I once learned a valuable lesson about travelling in a foreign country – always know where you are and where you are going. Seems obvious, I know, but it can be surprisingly easy to get lost.
I was in my 20s when I went to Europe one October. My husband, Brian, had a business trip there and took me with him. It was my first time crossing the Atlantic Ocean, and we were to visit four countries in six days. I was beyond excited! I had to spend most of the trip alone while Brian was in meetings, but I didn’t care. It meant that I could explore anywhere I wanted at my own pace.
The most memorable part of the trip was the day I spent in Paris. We were staying in a hotel outside the city just far enough that I had to take the commuter train to get downtown. In spite of the fact that I knew very little French, I got on the right train and connected to the right subway line. When I came up out of the tunnel, I found myself at a foot bridge over the famous River Seine. As I crossed the bridge, I saw rising in front of me the back of the Cathedral of Notre Dame. “Piece of cake,” I thought. “I can find my way anywhere.”
I had an amazing day all by myself. I toured the Louvre, strolled down the Champs Elise, and did lots of window-shopping. At around 5:00, it was time to head back to the hotel for dinner with Brian and a couple of his European coworkers. That’s when it dawned on me. I had been so excited to see the city, that I hadn’t taken note of where I was staying. I knew nothing about it whatsoever, not the town, not the name of the hotel, nothing. To make matters worse, I had no way of getting in touch with my husband since cell phones were rare at the time.
Having always lived near the Atlantic Ocean, I had never been hopelessly lost before. I only needed to drive east until I hit water, and then I knew where I was. But Paris is not a coastal city. There were six different directions on the compass I could have gone (N, NW, W, you get the idea).
As the sun began to set, I could feel the panic taking hold of me. I really didn’t want to be stranded in Paris in the dark. Trying to act logically, I retraced my steps from the cathedral to the subway and from the subway to the train station. So far, so good. Now what? I searched for anyone working at the station who spoke English. “Parlez vous Englais?” I repeated over and over in vain.

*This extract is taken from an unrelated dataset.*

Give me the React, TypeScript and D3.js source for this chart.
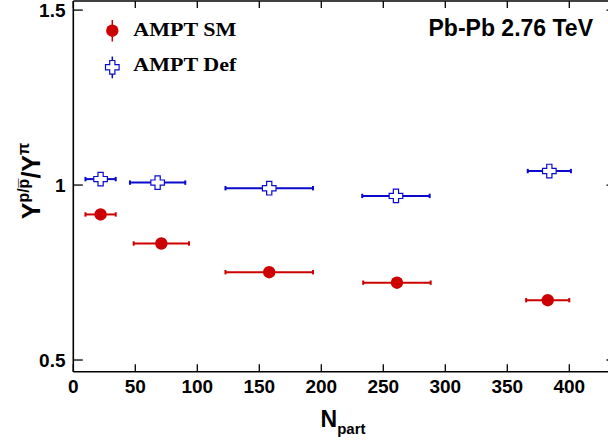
import React from 'react';
import * as d3 from 'd3';

// N_part bins and errors (horizontal)
const npartSM = [22, 71, 158, 261, 382.6];
const npartDef = [22, 68, 158, 260.2, 383.9];
const npartErr = [12.2, 22.3, 35.3, 27.2, 17.4];

// Y(p/pbar) / Y(pi)
const ratioSM = [0.916, 0.833, 0.751, 0.721, 0.671];
const ratioDef = [1.017, 1.007, 0.991, 0.969, 1.04];

const xTicks = [0, 50, 100, 150, 200, 250, 300, 350, 400];
const yTicks = [0.5, 1, 1.5];
const yTickLabels = ['0.5', '1', '1.5'];

const RED = '#cc0000';
const BLUE = '#0a0acc';

const W = 608, H = 445;
const margin = { left: 73.3, right: 616, top: 1, bottom: 371.7 };

const crossPath = (cx: number, cy: number, s = 6.8, a = 2.6) =>
  `M${cx - a},${cy - s}H${cx + a}V${cy - a}H${cx + s}V${cy + a}H${cx + a}V${cy + s}H${cx - a}V${cy + a}H${cx - s}V${cy - a}H${cx - a}Z`;

export default function App() {
  const x = d3.scaleLinear().domain([0, (margin.right - margin.left) / 1.24]).range([margin.left, margin.right]);
  const y = d3.scaleLinear().domain([0.4666, 1.526]).range([margin.bottom, margin.top]);

  const errBar = (xs: number[], ys: number[], color: string) =>
    xs.map((d, i) => {
      const x0 = x(d - npartErr[i]), x1 = x(d + npartErr[i]), yy = y(ys[i]);
      return (
        <g key={i} stroke={color} strokeWidth={2}>
          <line x1={x0} x2={x1} y1={yy} y2={yy} />
          <line x1={x0} x2={x0} y1={yy - 2.2} y2={yy + 2.2} />
          <line x1={x1} x2={x1} y1={yy - 2.2} y2={yy + 2.2} />
        </g>
      );
    });

  return (
    <svg width={W} height={H} style={{ position: 'absolute', left: 0, top: 0, display: 'block', background: '#fff' }}>
      {/* frame */}
      <g stroke="#000" strokeWidth={1.6} fill="none">
        <line x1={margin.left} x2={margin.left} y1={margin.top} y2={margin.bottom} />
        <line x1={margin.left} x2={margin.right} y1={margin.bottom} y2={margin.bottom} />
        <line x1={margin.left} x2={margin.right} y1={margin.top} y2={margin.top} />
        <line x1={margin.right} x2={margin.right} y1={margin.top} y2={margin.bottom} />
      </g>
      <g stroke="#000" strokeWidth={1.3}>
        {xTicks.map(t => (
          <g key={t}>
            <line x1={x(t)} x2={x(t)} y1={margin.bottom} y2={margin.bottom - 7.5} />
            <line x1={x(t)} x2={x(t)} y1={margin.top} y2={margin.top + 7} />
          </g>
        ))}
        {yTicks.map(t => (
          <g key={t}>
            <line x1={margin.left} x2={margin.left + 9.5} y1={y(t)} y2={y(t)} />
            <line x1={margin.right} x2={margin.right - 9.5} y1={y(t)} y2={y(t)} />
          </g>
        ))}
      </g>
      <g fontFamily="'Liberation Sans', Arial, sans-serif" fontWeight="bold" fontSize={19} fill="#000">
        {xTicks.map(t => (
          <text key={t} x={x(t)} y={393} textAnchor="middle">{t}</text>
        ))}
        {yTicks.map((t, i) => (
          <text key={t} x={65.5} y={y(t)} dy="0.36em" textAnchor="end">{yTickLabels[i]}</text>
        ))}
      </g>

      {/* axis titles */}
      <text x={320.5} y={427} fontFamily="'Liberation Sans', Arial, sans-serif" fontWeight="bold" fontSize={23}>
        N<tspan fontSize={15} dy={7}>part</tspan>
      </text>
      <text transform="translate(40,181) rotate(-90)" textAnchor="middle"
        fontFamily="'Liberation Sans', Arial, sans-serif" fontWeight="bold" fontSize={25}>
        Y<tspan fontSize={16} dy={-11}>p/p&#x0305;</tspan><tspan dy={11}>/Y</tspan><tspan fontSize={16} dy={-11}>π</tspan>
      </text>

      {/* data */}
      {errBar(npartDef, ratioDef, BLUE)}
      {errBar(npartSM, ratioSM, RED)}
      {npartDef.map((d, i) => (
        <path key={i} d={crossPath(x(d), y(ratioDef[i]))} fill="#fff" stroke={BLUE} strokeWidth={1.2} />
      ))}
      {npartSM.map((d, i) => (
        <circle key={i} cx={x(d)} cy={y(ratioSM[i])} r={6.2} fill={RED} />
      ))}

      {/* legend */}
      <line x1={112.3} x2={112.3} y1={20} y2={41.5} stroke={RED} strokeWidth={1.5} />
      <circle cx={112.3} cy={30.7} r={6.2} fill={RED} />
      <line x1={112.3} x2={112.3} y1={56.5} y2={78.3} stroke={BLUE} strokeWidth={1.5} />
      <path d={crossPath(112.3, 67.3)} fill="#fff" stroke={BLUE} strokeWidth={1.2} />
      <g fontFamily="'Liberation Serif', 'Times New Roman', serif" fontWeight="bold" fontSize={19}>
        <text x={133.3} y={35.5} textLength={103} lengthAdjust="spacingAndGlyphs">AMPT SM</text>
        <text x={133.3} y={71} textLength={103} lengthAdjust="spacingAndGlyphs">AMPT Def</text>
      </g>
      <text x={593} y={36} textAnchor="end" fontFamily="'Liberation Sans', Arial, sans-serif" fontWeight="bold" fontSize={23}>
        Pb-Pb 2.76 TeV
      </text>
    </svg>
  );
}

Looking back on it, what I did next was incredibly foolish. Relying on any color or marking that looked familiar; I picked a train and got on it. As it pulled away from the station, however, my panic increased. I thought, “What have I done?”

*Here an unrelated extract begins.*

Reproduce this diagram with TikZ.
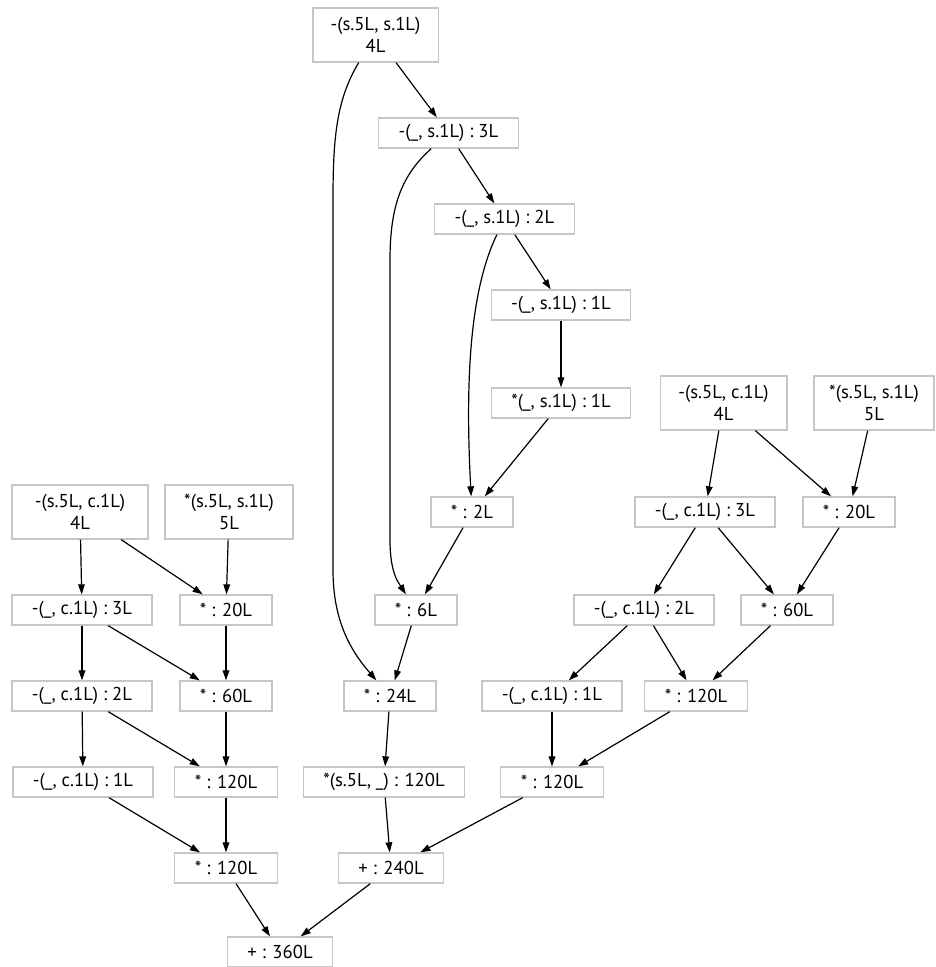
\documentclass[tikz,border=0pt]{standalone}
\usepackage{fontspec}
\setmainfont{PT Sans}
\usetikzlibrary{arrows.meta}

\begin{document}
\begin{tikzpicture}[
			x=0.75pt, y=-0.75pt,
			op/.style={draw=gray!45, line width=1pt, minimum height=22.5pt, inner xsep=15pt, inner ysep=2pt, align=center, font=\fontsize{14}{16.5}\selectfont},
			op2/.style={op, minimum height=40.5pt, inner xsep=3pt, minimum width=95pt},
			line width=0.9pt,
			>={Triangle[length=7.5pt, width=5pt]}
			]
			\useasboundingbox (0,0) rectangle (935,967);
			
			% Catena centrale
			\node[op2, minimum width=94pt] (n1) at (375.5,35) {-(s.5L, s.1L)\\4L};
			\node[op] (n2) at (448.5,133) {-(\_, s.1L) : 3L};
			\node[op] (n3) at (504.5,219) {-(\_, s.1L) : 2L};
			\node[op] (n4) at (561,305) {-(\_, s.1L) : 1L};
			\node[op] (n5) at (561,403) {*(\_, s.1L) : 1L};
			\node[op] (n6) at (472,512) {* : 2L};
			\node[op] (n7) at (416,610) {* : 6L};
			\node[op] (n8) at (390,696) {* : 24L};
			\node[op] (n9) at (384,782) {*(s.5L, \_) : 120L};
			\node[op] (n10) at (391,868) {+ : 240L};
			\node[op] (n11) at (280,952) {+ : 360L};
			
			% Ramo sinistro
			\node[op2, minimum width=102pt] (l1) at (80,512) {-(s.5L, c.1L)\\4L};
			\node[op2, minimum width=96pt] (l2) at (229,512) {*(s.5L, s.1L)\\5L};
			\node[op] (l3) at (82,610) {-(\_, c.1L) : 3L};
			\node[op] (l4) at (226,610) {* : 20L};
			\node[op] (l5) at (82,696) {-(\_, c.1L) : 2L};
			\node[op] (l6) at (226,696) {* : 60L};
			\node[op] (l7) at (83,782) {-(\_, c.1L) : 1L};
			\node[op] (l8) at (226,782) {* : 120L};
			\node[op] (l9) at (226,868) {* : 120L};
			
			% Ramo destro
			\node[op2] (r1) at (723.5,403) {-(s.5L, c.1L)\\4L};
			\node[op2, minimum width=90pt] (r2) at (874,403) {*(s.5L, s.1L)\\5L};
			\node[op] (r3) at (705,512) {-(\_, c.1L) : 3L};
			\node[op] (r4) at (849,512) {* : 20L};
			\node[op] (r5) at (644,610) {-(\_, c.1L) : 2L};
			\node[op] (r6) at (787,610) {* : 60L};
			\node[op] (r7) at (552,696) {-(\_, c.1L) : 1L};
			\node[op] (r8) at (696,696) {* : 120L};
			\node[op] (r9) at (552,782) {* : 120L};
			
			% Archi centrali
			\draw[->] (n1) -- (n2);
			\draw[->] (n2) -- (n3);
			\draw[->] (n3) -- (n4);
			\draw[->] (n4) -- (n5);
			\draw[->] (n5) -- (n6);
			\draw[->] (n6) -- (n7);
			\draw[->] (n7) -- (n8);
			\draw[->] (n8) -- (n9);
			\draw[->] (n9) -- (n10);
			\draw[->] (n10) -- (n11);
			\draw[->] (n1) .. controls (336,100) and (333,140) .. (333,200) -- (333,570) .. controls (333,620) and (350,650) .. (n8);
			\draw[->] (n2) .. controls (402,175) and (390,205) .. (390,260) -- (390,540) .. controls (390,572) and (398,582) .. (n7);
			\draw[->] (n3) .. controls (470,290) and (465,380) .. (n6);
			
			% Archi sinistri
			\draw[->] (l1) -- (l3);
			\draw[->] (l1) -- (l4);
			\draw[->] (l2) -- (l4);
			\draw[->] (l3) -- (l5);
			\draw[->] (l3) -- (l6);
			\draw[->] (l4) -- (l6);
			\draw[->] (l5) -- (l7);
			\draw[->] (l5) -- (l8);
			\draw[->] (l6) -- (l8);
			\draw[->] (l7) -- (l9);
			\draw[->] (l8) -- (l9);
			\draw[->] (l9) -- (n11);
			
			% Archi destri
			\draw[->] (r1) -- (r3);
			\draw[->] (r1) -- (r4);
			\draw[->] (r2) -- (r4);
			\draw[->] (r3) -- (r5);
			\draw[->] (r3) -- (r6);
			\draw[->] (r4) -- (r6);
			\draw[->] (r5) -- (r7);
			\draw[->] (r5) -- (r8);
			\draw[->] (r6) -- (r8);
			\draw[->] (r7) -- (r9);
			\draw[->] (r8) -- (r9);
			\draw[->] (r9) -- (n10);
			
		\end{tikzpicture}
\end{document}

The train could have been going anywhere. I had to get off before I made matters worse by ending up in the countryside far from any police station, so I got off the train at the next stop. By this time, it was pitch black outside and my panic was replaced with despair. I began to cry. Inside the station was a man behind a counter looking busy. I went up to him. “Parlez vous Englais?” I asked through tears.
Although I couldn’t translate his answer, I understood enough from his mannerism and a couple of familiar words that he coldly demanded I speak French instead. Utterly defeated, I walked outside and saw through my tears the only business that looked open. It was a bar.
I went in and glanced around. The bar was dark and filled with strangers (mostly men) who no doubt didn’t speak English. I went straight to the bartender and pleaded, “Parlez vous Englais?”
He apologetically shook his head ‘no’ and then called out to his patrons for someone who did. Almost immediately, a handsome man stepped toward me with a gentle smile. His dark eyes had a kind, sincere expression. “I speak English,” he said softly.
“I’m lost,” I blurted out. “I don’t know the name of the hotel where I’m staying.”
I felt embarrassed telling him. How could I have gotten myself into this mess, and how was I going to get out? I felt like a child, and I knew I wasn’t doing anything to improve the image of Americans abroad.
With a look of guarded concern, he opened the phone book and showed me the name of a chain hotel with several addresses and numbers listed. “That might be it,” I said doubtfully.
“What is your name?” he asked.
“The room is under Brian Lee.” I told him.
He made a call to the first number, had a brief conversation with the clerk and hung up. Miraculously, he told me that was my hotel. He then called a cab for me. I thanked him profusely and offered to buy him a drink, which he politely refused. To this day, I wish I’d had a name to go with the face, but the thought didn’t occur to me to ask him. He was simply my guardian angel.
The cab ride to the hotel took only a few minutes, and I realized how lucky I was. I somehow chose a train that was headed roughly in the right direction. I got off at a station not too far from my hotel and walked into a bar with a guardian angel. The first thing I did when I walked into the lobby was grab a business card with the hotel’s name and address. “Never again,” I promised myself.
I know that sense of panic you described so well. Makes me think of an experience of my own of a similar nature. Thanks for sharing.
I had a VERY similar experience in Paris. I guess I'll have to write about my experience as soon as I have an opportunity!
I think you were incredibly brave just setting off by yourself on your first trip to Europe. I always say if you've never been lost, you've got no spirit of adventure. Great writing!